=== TASK TO COMPLETE ===
From the first line of the listing below, retype each line up to and including the one with "const yTicks = [-14,-12,-10,-8,-6,-4];"; pictures stay out.

□ □ □ □ □ □ □

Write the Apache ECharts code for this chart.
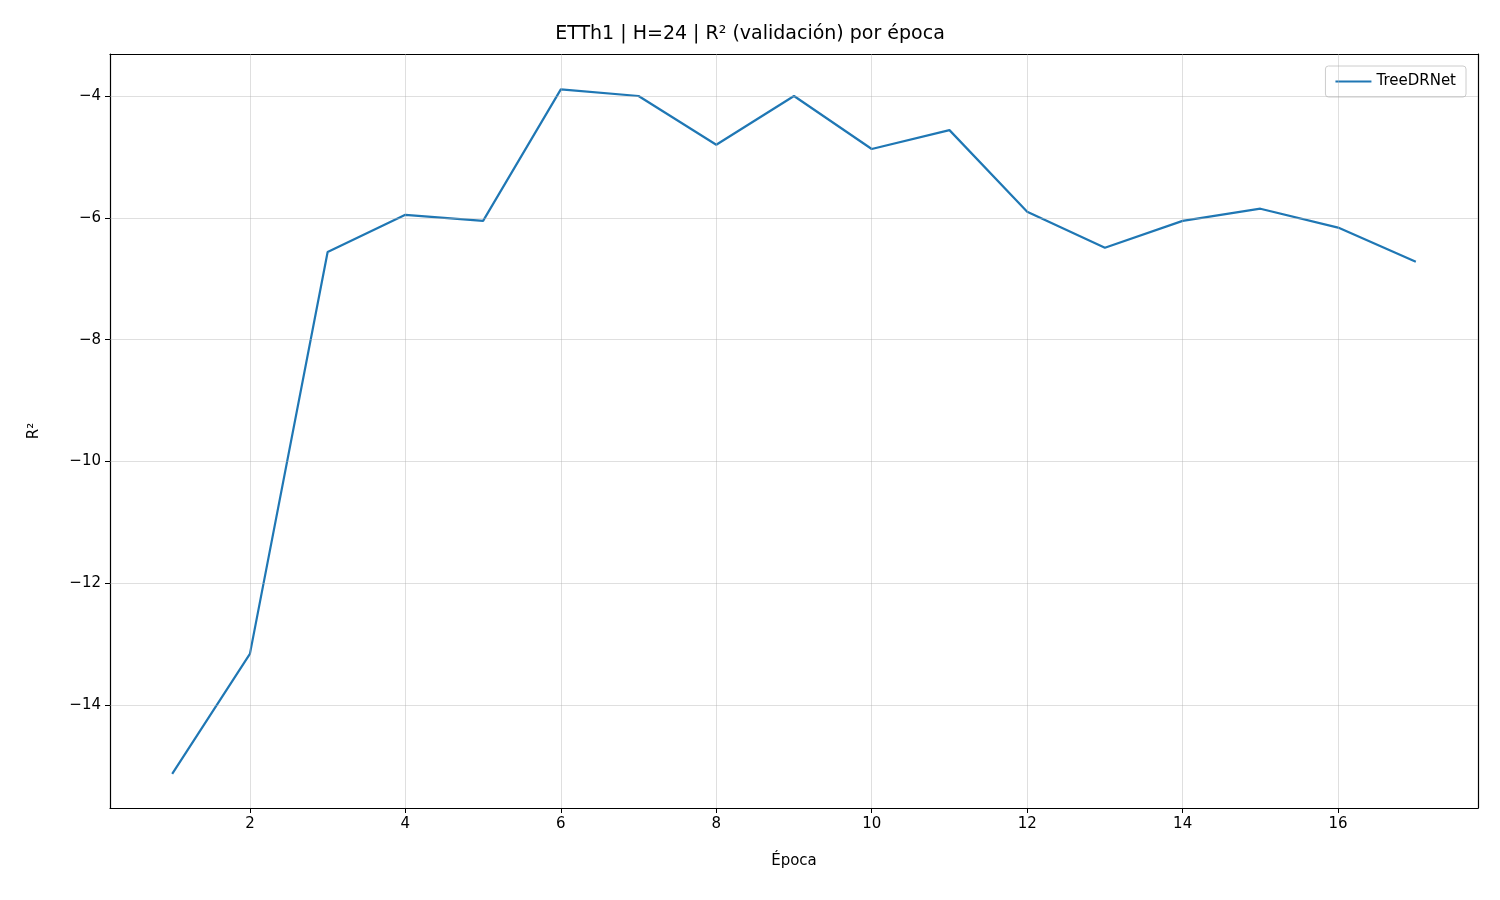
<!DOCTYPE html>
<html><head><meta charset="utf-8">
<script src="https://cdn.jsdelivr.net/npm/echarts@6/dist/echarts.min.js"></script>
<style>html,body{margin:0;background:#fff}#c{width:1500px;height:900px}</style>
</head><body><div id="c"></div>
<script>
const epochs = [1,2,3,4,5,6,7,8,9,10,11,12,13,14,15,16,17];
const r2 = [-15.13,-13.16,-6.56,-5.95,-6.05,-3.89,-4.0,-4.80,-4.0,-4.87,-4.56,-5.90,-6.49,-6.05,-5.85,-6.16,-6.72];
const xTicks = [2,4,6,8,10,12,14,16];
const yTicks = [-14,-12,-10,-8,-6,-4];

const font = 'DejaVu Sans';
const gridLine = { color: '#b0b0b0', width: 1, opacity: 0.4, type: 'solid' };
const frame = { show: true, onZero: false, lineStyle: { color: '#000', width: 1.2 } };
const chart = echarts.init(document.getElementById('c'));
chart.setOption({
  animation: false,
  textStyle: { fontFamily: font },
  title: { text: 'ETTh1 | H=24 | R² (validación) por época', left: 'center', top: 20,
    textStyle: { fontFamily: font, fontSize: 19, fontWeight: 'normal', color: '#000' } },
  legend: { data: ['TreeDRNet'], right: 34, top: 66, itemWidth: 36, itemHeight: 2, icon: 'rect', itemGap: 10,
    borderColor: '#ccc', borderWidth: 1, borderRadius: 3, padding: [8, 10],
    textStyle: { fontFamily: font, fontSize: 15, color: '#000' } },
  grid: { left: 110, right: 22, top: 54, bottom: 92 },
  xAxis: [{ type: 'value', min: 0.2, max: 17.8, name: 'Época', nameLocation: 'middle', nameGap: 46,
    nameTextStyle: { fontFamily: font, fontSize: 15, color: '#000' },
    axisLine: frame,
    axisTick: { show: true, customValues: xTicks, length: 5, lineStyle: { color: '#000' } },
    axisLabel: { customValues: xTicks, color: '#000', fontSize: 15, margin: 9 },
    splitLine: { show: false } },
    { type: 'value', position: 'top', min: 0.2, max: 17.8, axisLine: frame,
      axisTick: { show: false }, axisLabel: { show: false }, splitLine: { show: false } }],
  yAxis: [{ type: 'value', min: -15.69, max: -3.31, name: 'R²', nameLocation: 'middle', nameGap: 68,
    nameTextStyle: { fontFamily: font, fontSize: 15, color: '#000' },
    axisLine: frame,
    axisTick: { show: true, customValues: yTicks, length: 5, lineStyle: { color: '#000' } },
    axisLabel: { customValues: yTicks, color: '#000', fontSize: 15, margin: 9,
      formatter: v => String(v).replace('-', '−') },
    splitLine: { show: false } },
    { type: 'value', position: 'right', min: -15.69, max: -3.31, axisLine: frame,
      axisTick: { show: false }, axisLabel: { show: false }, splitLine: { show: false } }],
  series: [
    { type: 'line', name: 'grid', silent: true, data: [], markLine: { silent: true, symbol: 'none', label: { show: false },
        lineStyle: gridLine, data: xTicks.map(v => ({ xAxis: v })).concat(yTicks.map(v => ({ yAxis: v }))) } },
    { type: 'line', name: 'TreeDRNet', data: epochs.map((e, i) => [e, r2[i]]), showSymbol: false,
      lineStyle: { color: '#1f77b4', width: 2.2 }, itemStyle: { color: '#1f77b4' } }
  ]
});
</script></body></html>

□ □ □ □ □ □ □

=== EXERCISE RESPONSE ===
Write the Apache ECharts code for this chart.
<!DOCTYPE html>
<html><head><meta charset="utf-8">
<script src="https://cdn.jsdelivr.net/npm/echarts@6/dist/echarts.min.js"></script>
<style>html,body{margin:0;background:#fff}#c{width:1500px;height:900px}</style>
</head><body><div id="c"></div>
<script>
const epochs = [1,2,3,4,5,6,7,8,9,10,11,12,13,14,15,16,17];
const r2 = [-15.13,-13.16,-6.56,-5.95,-6.05,-3.89,-4.0,-4.80,-4.0,-4.87,-4.56,-5.90,-6.49,-6.05,-5.85,-6.16,-6.72];
const xTicks = [2,4,6,8,10,12,14,16];
const yTicks = [-14,-12,-10,-8,-6,-4];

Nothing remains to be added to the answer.